The remarks by Colonel-General Oleksandr Syrskyi were the strongest indication yet from Kyiv that it is close to shifting tactics, having absorbed Russia's onslaught through a brutal winter.
Russia's Wagner mercenaries, trying to capture Bakhmut in what has become the longest and bloodiest battle of the war, "are losing considerable strength and are running out of steam," Syrskyi said on the Telegram social media site.
"Very soon, we will take advantage of this opportunity, as we did in the past near Kyiv, Kharkiv, Balakliya and Kupiansk," he said, listing Ukrainian counteroffensives last year that proved turning points in the war, recapturing swathes of land.

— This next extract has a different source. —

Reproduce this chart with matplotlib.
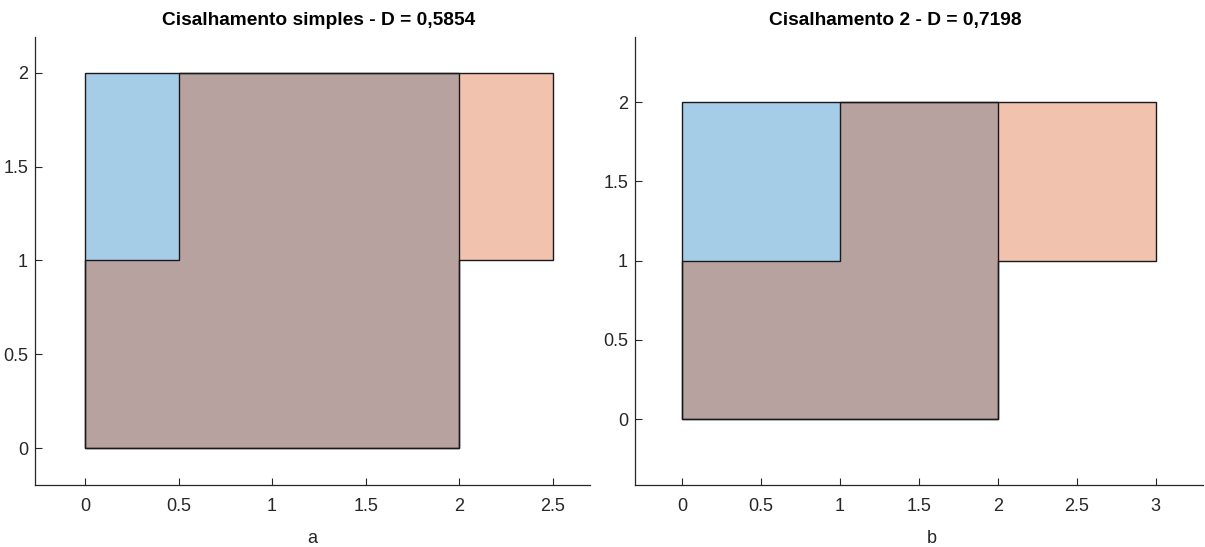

Syrskyi was one of the top commanders behind Ukraine's strategy last year that repelled Russia's assault on Kyiv and rolled back Moscow's forces through the second half of 2022.
But front lines in Ukraine have largely been frozen in place since Ukraine's last major offensive in November. Since then, Moscow has sent hundreds of thousands of freshly called-up reservists and convicts recruited from prisons into battles that both sides describe as a meat grinder.
The Russian campaign has yielded few gains, and Ukraine, which had looked likely to pull out of the small eastern city of Bakhmut, decided this month to keep its troops there, denying Moscow its first victory since last August.
Kyiv has long said it plans a major counteroffensive at some point this year, using newly supplied Western arms. Several of its most successful offensives last year followed quickly after Russia had exhausted its forces in huge battles in the east.
There was no immediate response from Moscow to the latest claims its forces in Bakhmut were losing momentum, but Yevgeny Prigozhin, the Wagner mercenary boss, has issued pessimistic statements in recent days warning of a Ukrainian counterassault.
On Monday Prigozhin published a letter to Defence Minister Sergei Shoigu, saying Ukraine aimed to cut off Wagner's forces from Russia's regular troops, demanding Shoigu act to prevent this and warning of "negative consequences" if he failed.
On Wednesday, Britain's defense ministry reported that Ukraine had launched a local counterattack west of Bakhmut that was likely to relieve pressure on the main route used to supply Kyiv's forces inside the city.
There was still a threat that Ukrainian forces in Bakhmut could be surrounded, it said, but there was "a realistic possibility the Russian assault on the town is losing the limited momentum it had obtained."
This week, President Vladimir Putin made his grandest diplomatic gesture since launching the war a year ago, hosting Chinese President Xi Jinping in Moscow for a three-day state visit. The two leaders pledged friendship and jointly denounced the West, but Xi barely mentioned the Ukraine war in public.
On Wednesday, the day Xi left, Moscow sent a swarm of drones to conduct air strikes across northern Ukraine and rockets hit two apartment blocks in Zaporizhzhia in the south.
The death toll rose on Thursday to nine from one of those attacks, a dormitory struck in a riverside town south of Kyiv.
Russia invaded Ukraine in February last year in what it calls a "special military operation," claiming that Kyiv's close ties to the West were a security threat. Since then, tens of thousands of Ukrainian civilians and soldiers on both sides have been killed. Russia has destroyed Ukrainian cities and set millions of people to flight. It claims to have annexed nearly a fifth of Ukraine.
Kyiv and the West call the war an unprovoked assault to subdue an independent country.
Last week, the International Criminal Court issued an arrest warrant for Putin on war crimes charges, accusing him of illegally deporting Ukrainian children. Moscow denies this and says it has taken in children to protect them.
Dmitry Medvedev, a Putin ally who stood in for him for four years as president when Putin took the role of prime minister, said arresting Putin would amount to a declaration of war against Russia.